JOB → Set all the material down again unchanged, without the pictures.
--- Start INFORMATION SUPPLIED ---
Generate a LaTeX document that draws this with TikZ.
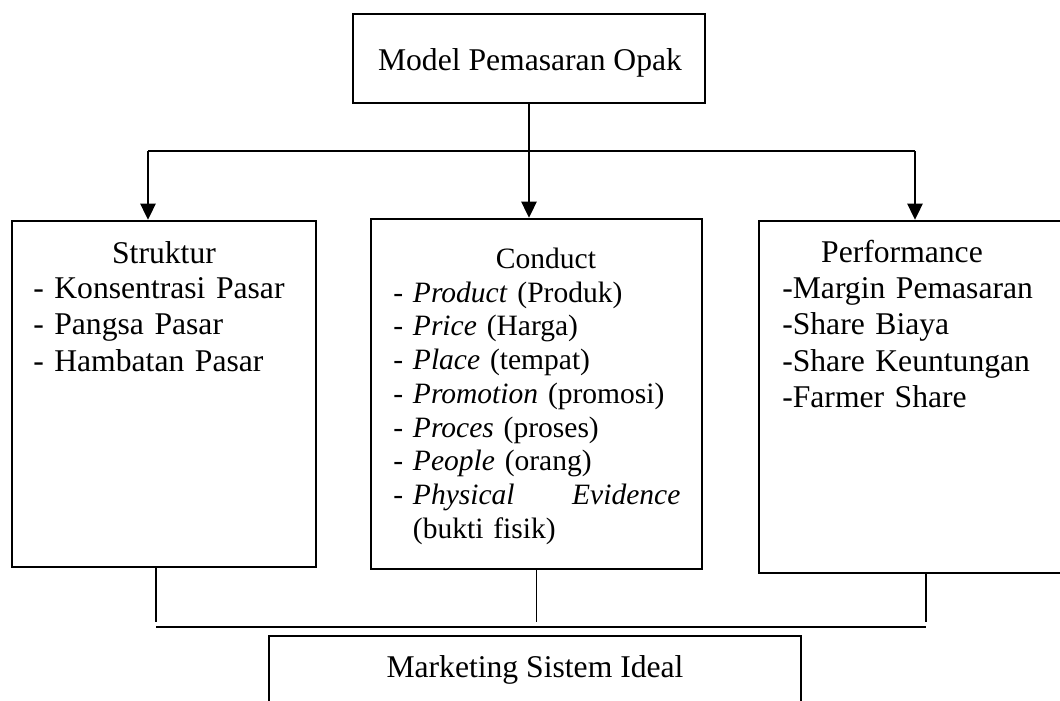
\documentclass[tikz,border=0pt]{standalone}
\usepackage{fontspec}
\setmainfont{Liberation Serif}
\usetikzlibrary{arrows.meta}
\tikzset{
  box/.style={draw, line width=1.7pt, inner sep=0pt},
  link/.style={line width=0.8pt},
  arr/.style={link, -{Triangle[length=11.5pt,width=11pt]}},
  txt/.style={inner sep=0pt, font=\fontsize{22.5}{26}\selectfont},
  txts/.style={inner sep=0pt, font=\fontsize{21}{24}\selectfont}
}

\begin{document}
\begin{tikzpicture}[x=0.025cm, y=-0.025cm]
\useasboundingbox (0,0) rectangle (1060,700);
% Boxes
\node[box, minimum width=8.8cm, minimum height=2.225cm] (model) at (529,58.5) {};
\node[box, minimum width=7.6cm, minimum height=8.65cm] (struk) at (164,394) {};
\node[box, minimum width=8.275cm, minimum height=8.75cm] (cond) at (536.5,394) {};
\node[box, minimum width=7.9cm, minimum height=8.8cm] (perf) at (917,397) {};
\node[box, minimum width=13.3cm, minimum height=2.1cm] (ideal) at (535,678) {};
% Texts
\node[txt, anchor=base] (modeltxt) at (530,70) {Model Pemasaran Opak};
\node[txt, anchor=base] (strukhead) at (164,263) {Struktur};
\node[txt, anchor=base west, text width=7cm, align=left] (struklist) at (33,298)
  {- Konsentrasi Pasar\\- Pangsa Pasar\\- Hambatan Pasar};
\node[txts, anchor=base] (condhead) at (546,268) {Conduct};
\node[txts, anchor=base west, text width=7.175cm, align=left] (condlist) at (393,302)
  {- \textit{Product} (Produk)\\
   - \textit{Price} (Harga)\\
   - \textit{Place} (tempat)\\
   - \textit{Promotion} (promosi)\\
   - \textit{Proces} (proses)\\
   - \textit{People} (orang)\\
   - \textit{Physical}\hfill\textit{Evidence}\\
   \phantom{- }(bukti fisik)};
\node[txt, anchor=base] (perfhead) at (902,262) {Performance};
\node[txt, anchor=base west, text width=6.5cm, align=left] (perflist) at (782,298)
  {-Margin Pemasaran\\-Share Biaya\\-Share Keuntungan\\-Farmer Share};
\node[txt, anchor=base] (idealtxt) at (535,677) {Marketing Sistem Ideal};
% Top connectors
\coordinate (jl) at (148,151);
\coordinate (jr) at (915,151);
\draw[link] (jl) -- (jr);
\draw[arr] (model.south) -- (model.south |- cond.north);
\draw[arr] (jl) -- (jl |- struk.north);
\draw[arr] (jr) -- (jr |- perf.north);
% Bottom connectors
\coordinate (kl) at (156,627);
\coordinate (kr) at (926,627);
\coordinate (dl) at (156,622);
\coordinate (dr) at (926,622);
\draw[link] (kl) -- (kr);
\draw[link] (dl |- struk.south) -- (dl);
\draw[link] (cond.south) -- (cond.south |- dl);
\draw[link] (dr |- perf.south) -- (dr);
\end{tikzpicture}
\end{document}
--- End INFORMATION SUPPLIED ---
WRITTEN ANSWER →
Generate a LaTeX document that draws this with TikZ.
\documentclass[tikz,border=0pt]{standalone}
\usepackage{fontspec}
\setmainfont{Liberation Serif}
\usetikzlibrary{arrows.meta}
\tikzset{
  box/.style={draw, line width=1.7pt, inner sep=0pt},
  link/.style={line width=0.8pt},
  arr/.style={link, -{Triangle[length=11.5pt,width=11pt]}},
  txt/.style={inner sep=0pt, font=\fontsize{22.5}{26}\selectfont},
  txts/.style={inner sep=0pt, font=\fontsize{21}{24}\selectfont}
}

\begin{document}
\begin{tikzpicture}[x=0.025cm, y=-0.025cm]
\useasboundingbox (0,0) rectangle (1060,700);
% Boxes
\node[box, minimum width=8.8cm, minimum height=2.225cm] (model) at (529,58.5) {};
\node[box, minimum width=7.6cm, minimum height=8.65cm] (struk) at (164,394) {};
\node[box, minimum width=8.275cm, minimum height=8.75cm] (cond) at (536.5,394) {};
\node[box, minimum width=7.9cm, minimum height=8.8cm] (perf) at (917,397) {};
\node[box, minimum width=13.3cm, minimum height=2.1cm] (ideal) at (535,678) {};
% Texts
\node[txt, anchor=base] (modeltxt) at (530,70) {Model Pemasaran Opak};
\node[txt, anchor=base] (strukhead) at (164,263) {Struktur};
\node[txt, anchor=base west, text width=7cm, align=left] (struklist) at (33,298)
  {- Konsentrasi Pasar\\- Pangsa Pasar\\- Hambatan Pasar};
\node[txts, anchor=base] (condhead) at (546,268) {Conduct};
\node[txts, anchor=base west, text width=7.175cm, align=left] (condlist) at (393,302)
  {- \textit{Product} (Produk)\\
   - \textit{Price} (Harga)\\
   - \textit{Place} (tempat)\\
   - \textit{Promotion} (promosi)\\
   - \textit{Proces} (proses)\\
   - \textit{People} (orang)\\
   - \textit{Physical}\hfill\textit{Evidence}\\
   \phantom{- }(bukti fisik)};
\node[txt, anchor=base] (perfhead) at (902,262) {Performance};
\node[txt, anchor=base west, text width=6.5cm, align=left] (perflist) at (782,298)
  {-Margin Pemasaran\\-Share Biaya\\-Share Keuntungan\\-Farmer Share};
\node[txt, anchor=base] (idealtxt) at (535,677) {Marketing Sistem Ideal};
% Top connectors
\coordinate (jl) at (148,151);
\coordinate (jr) at (915,151);
\draw[link] (jl) -- (jr);
\draw[arr] (model.south) -- (model.south |- cond.north);
\draw[arr] (jl) -- (jl |- struk.north);
\draw[arr] (jr) -- (jr |- perf.north);
% Bottom connectors
\coordinate (kl) at (156,627);
\coordinate (kr) at (926,627);
\coordinate (dl) at (156,622);
\coordinate (dr) at (926,622);
\draw[link] (kl) -- (kr);
\draw[link] (dl |- struk.south) -- (dl);
\draw[link] (cond.south) -- (cond.south |- dl);
\draw[link] (dr |- perf.south) -- (dr);
\end{tikzpicture}
\end{document}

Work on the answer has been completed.